DATA PROVIDED –

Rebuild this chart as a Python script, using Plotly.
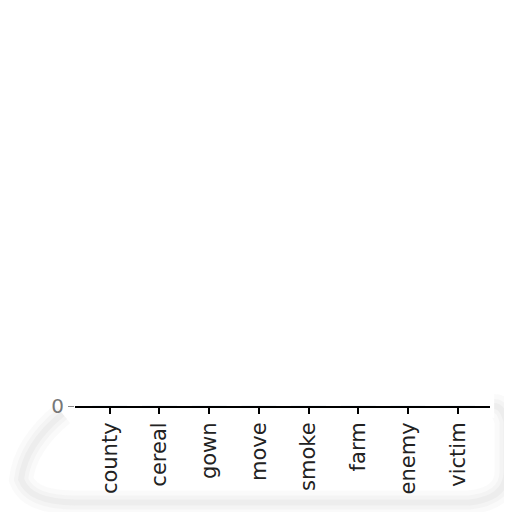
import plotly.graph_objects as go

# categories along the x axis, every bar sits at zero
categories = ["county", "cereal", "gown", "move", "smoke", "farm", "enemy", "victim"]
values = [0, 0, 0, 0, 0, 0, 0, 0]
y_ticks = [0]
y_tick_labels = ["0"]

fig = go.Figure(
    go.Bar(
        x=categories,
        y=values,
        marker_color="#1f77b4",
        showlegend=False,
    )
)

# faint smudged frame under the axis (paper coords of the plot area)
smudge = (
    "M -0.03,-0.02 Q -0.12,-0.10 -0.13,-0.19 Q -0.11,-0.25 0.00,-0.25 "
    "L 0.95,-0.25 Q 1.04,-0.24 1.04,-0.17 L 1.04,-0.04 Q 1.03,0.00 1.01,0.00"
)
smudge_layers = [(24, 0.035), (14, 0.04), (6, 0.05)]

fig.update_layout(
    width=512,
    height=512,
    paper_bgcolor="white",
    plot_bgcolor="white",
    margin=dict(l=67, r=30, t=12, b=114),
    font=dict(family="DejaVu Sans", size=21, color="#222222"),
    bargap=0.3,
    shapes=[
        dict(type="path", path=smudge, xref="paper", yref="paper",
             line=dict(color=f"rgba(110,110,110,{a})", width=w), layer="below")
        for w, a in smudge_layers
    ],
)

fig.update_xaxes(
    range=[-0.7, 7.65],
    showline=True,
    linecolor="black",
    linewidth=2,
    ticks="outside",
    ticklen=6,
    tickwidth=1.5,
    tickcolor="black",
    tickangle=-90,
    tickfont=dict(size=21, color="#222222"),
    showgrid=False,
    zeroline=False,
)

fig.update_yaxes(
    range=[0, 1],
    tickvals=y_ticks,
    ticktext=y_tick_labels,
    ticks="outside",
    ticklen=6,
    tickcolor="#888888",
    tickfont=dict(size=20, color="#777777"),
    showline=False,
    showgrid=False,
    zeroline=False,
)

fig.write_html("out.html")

SHORT TASK – Return each line exactly as written. Any picture gets left out.

FULL SOLUTION –
Rebuild this chart as a Python script, using Plotly.
import plotly.graph_objects as go

# categories along the x axis, every bar sits at zero
categories = ["county", "cereal", "gown", "move", "smoke", "farm", "enemy", "victim"]
values = [0, 0, 0, 0, 0, 0, 0, 0]
y_ticks = [0]
y_tick_labels = ["0"]

fig = go.Figure(
    go.Bar(
        x=categories,
        y=values,
        marker_color="#1f77b4",
        showlegend=False,
    )
)

# faint smudged frame under the axis (paper coords of the plot area)
smudge = (
    "M -0.03,-0.02 Q -0.12,-0.10 -0.13,-0.19 Q -0.11,-0.25 0.00,-0.25 "
    "L 0.95,-0.25 Q 1.04,-0.24 1.04,-0.17 L 1.04,-0.04 Q 1.03,0.00 1.01,0.00"
)
smudge_layers = [(24, 0.035), (14, 0.04), (6, 0.05)]

fig.update_layout(
    width=512,
    height=512,
    paper_bgcolor="white",
    plot_bgcolor="white",
    margin=dict(l=67, r=30, t=12, b=114),
    font=dict(family="DejaVu Sans", size=21, color="#222222"),
    bargap=0.3,
    shapes=[
        dict(type="path", path=smudge, xref="paper", yref="paper",
             line=dict(color=f"rgba(110,110,110,{a})", width=w), layer="below")
        for w, a in smudge_layers
    ],
)

fig.update_xaxes(
    range=[-0.7, 7.65],
    showline=True,
    linecolor="black",
    linewidth=2,
    ticks="outside",
    ticklen=6,
    tickwidth=1.5,
    tickcolor="black",
    tickangle=-90,
    tickfont=dict(size=21, color="#222222"),
    showgrid=False,
    zeroline=False,
)

fig.update_yaxes(
    range=[0, 1],
    tickvals=y_ticks,
    ticktext=y_tick_labels,
    ticks="outside",
    ticklen=6,
    tickcolor="#888888",
    tickfont=dict(size=20, color="#777777"),
    showline=False,
    showgrid=False,
    zeroline=False,
)

fig.write_html("out.html")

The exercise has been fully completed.